Le paysage institutionnel marocain s'articule autour du ministère de la Transition numérique et de plusieurs acteurs clés : l'Agence de développement du digital, l'Agence nationale de réglementation des télécommunications, la Direction générale de la Sûreté nationale, ou encore la Commission nationale de contrôle de la protection des données. Cette architecture institutionnelle, complétée par la «Cellule numérique» créée en mars 2024 au sein du secrétariat général du gouvernement, témoigne d'une prise de conscience des enjeux. Pourtant, «bien que le Royaume ne dispose pas encore d'une stratégie nationale en matière d'intelligence artificielle», observe le directeur général de l'IRES, les efforts entrepris doivent être consolidés pour améliorer significativement le positionnement international du Maroc.

Vers une gouvernance souveraine, anticipatrice et participative

Face à ces défis, Mohammed Tawfik Mouline propose une approche structurée autour de trois piliers fondamentaux pour une gouvernance de l'IA de confiance au Maroc. La gouvernance souveraine constitue le premier pilier. Elle implique de s'inspirer de l'approche régulatrice européenne pour établir une loi capable d'assurer sécurité, transparence et protection des droits fondamentaux face à l'IA. Cette gouvernance nécessite également la création d'une entité dédiée à la régulation de l'IA de confiance, en harmonie avec les spécificités culturelles et socio-économiques nationales, propose-t-il.

La gouvernance anticipatrice forme le deuxième pilier. Elle vise à mettre en œuvre une prospective des impacts de l'IA au niveau national, particulièrement dans trois domaines cruciaux : l'emploi, pour prévoir l'évolution des métiers et réorienter le système éducatif ; la science et la technologie, en encourageant la veille scientifique ; les secteurs économiques, pour anticiper les gains de compétitivité dans l'agriculture, l'industrie, la logistique et les services.

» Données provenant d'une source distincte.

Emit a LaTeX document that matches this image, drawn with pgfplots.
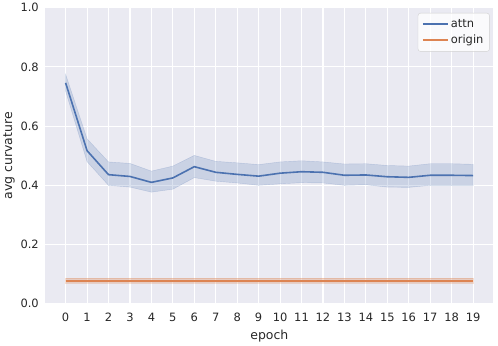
\documentclass[border=0pt]{standalone}
\usepackage{pgfplots}
\pgfplotsset{compat=1.18}
\usepackage{fontspec}
\setmainfont{DejaVu Sans}
\definecolor{sbblue}{HTML}{4C72B0}
\definecolor{sborange}{HTML}{DD8452}
\definecolor{sbbg}{HTML}{EAEAF2}
\definecolor{sbtext}{HTML}{262626}

\begin{document}
\begin{tikzpicture}
\begin{axis}[
    scale only axis, width=448bp, height=296bp,
    xmin=-0.95, xmax=19.95, ymin=0, ymax=1,
    xtick={0,...,19}, ytick={0,0.2,0.4,0.6,0.8,1.0},
    /pgf/number format/assume math mode=true,
    axis background/.style={fill=sbbg},
    axis line style={draw=none},
    major tick length=0pt,
    grid=major, grid style={white, line width=1.1bp},
    tick label style={font=\fontsize{11.5}{13}\selectfont, text=sbtext},
    xticklabel style={yshift=-6bp},
    yticklabel style={xshift=-3bp, /pgf/number format/.cd, fixed, fixed zerofill, precision=1},
    label style={font=\fontsize{12.5}{14}\selectfont, text=sbtext},
    xlabel={epoch}, ylabel={avg curvature},
    xlabel style={yshift=-1bp},
    ylabel style={yshift=-1bp},
    legend style={at={(0.9915,0.982)}, anchor=north east, rounded corners=2.5bp,
      draw=black!18, fill=white, fill opacity=0.8, text opacity=1, draw opacity=1,
      font=\fontsize{11.5}{13}\selectfont, text=sbtext,
      inner xsep=4bp, inner ysep=4bp, row sep=2.5bp},
    legend cell align=left,
    legend image code/.code={\draw[#1, draw opacity=1] (0bp,0bp) -- (25bp,0bp);},
]
  % confidence bands
  \addplot[fill=sbblue, draw=sbblue, draw opacity=0.25, fill opacity=0.2, forget plot] coordinates {
    (0,0.775) (1,0.557) (2,0.479) (3,0.474) (4,0.448) (5,0.465) (6,0.501) (7,0.481)
    (8,0.476) (9,0.470) (10,0.479) (11,0.483) (12,0.479) (13,0.472) (14,0.473)
    (15,0.467) (16,0.465) (17,0.473) (18,0.473) (19,0.471)
    (19,0.400) (18,0.400) (17,0.400) (16,0.393) (15,0.394) (14,0.402) (13,0.400)
    (12,0.408) (11,0.409) (10,0.405) (9,0.400) (8,0.408) (7,0.414) (6,0.426)
    (5,0.387) (4,0.377) (3,0.394) (2,0.400) (1,0.480) (0,0.718)
  } -- cycle;
  \addplot[fill=sborange, draw=sborange, draw opacity=0.25, fill opacity=0.3, forget plot] coordinates {
    (0,0.087) (19,0.087) (19,0.069) (0,0.069)
  } -- cycle;
  % means
  \addplot[draw=sbblue, line width=1.6bp, forget plot] coordinates {
    (0,0.746) (1,0.517) (2,0.436) (3,0.430) (4,0.410) (5,0.425) (6,0.463) (7,0.444)
    (8,0.437) (9,0.431) (10,0.441) (11,0.446) (12,0.444) (13,0.434) (14,0.435)
    (15,0.429) (16,0.427) (17,0.434) (18,0.434) (19,0.433)
  };
  \addplot[draw=sborange, line width=1.8bp, forget plot] coordinates {
    (0,0.078) (1,0.078) (2,0.078) (3,0.078) (4,0.078) (5,0.078) (6,0.078) (7,0.078)
    (8,0.078) (9,0.078) (10,0.078) (11,0.078) (12,0.078) (13,0.078) (14,0.078)
    (15,0.078) (16,0.078) (17,0.078) (18,0.078) (19,0.078)
  };
  \addlegendimage{draw=sbblue, line width=1.8bp}
  \addlegendentry{attn}
  \addlegendimage{draw=sborange, line width=1.8bp}
  \addlegendentry{origin}
\end{axis}
\path (current bounding box.north east) ++(4bp,0bp);
\end{tikzpicture}
\end{document}
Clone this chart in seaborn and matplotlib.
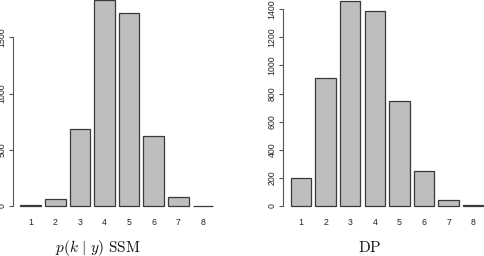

Enfin, la gouvernance participative devrait compléter cette architecture, suggère Mohammed Tawfik Mouline. Elle suppose l'institution de comités de «démocratie participative» dans les secteurs public et privé, intégrant des principes d'éthique et de transparence. Cette approche implique également d'adopter une gouvernance territorialisée pour mieux prendre en compte les besoins spécifiques de chaque région du Royaume.

Un positionnement stratégique pour l'avenir

Selon l’IRES, l'ambition est claire : faire de l'IA «un métier mondial du Maroc, un accélérateur pour la consolidation de l'État social et un atout pour la diplomatie du Royaume». Cette vision suppose une participation active aux initiatives et forums mondiaux sur la gouvernance de l'IA, à l'instar de l'engagement du Maroc à l'ONU, pour contribuer à l'élaboration des normes internationales.

La feuille de route proposée privilégie la formation des talents, l'innovation, le partenariat entre l'État, les universités et les acteurs économiques, ainsi que la coopération internationale. «Une approche à la fois souveraine, anticipatrice et participative devrait être adoptée par le Maroc pour qu'il puisse se positionner comme un acteur crédible et avoir une influence dans le développement d'une Intelligence artificielle de confiance», conclut Mohammed Tawfik Mouline.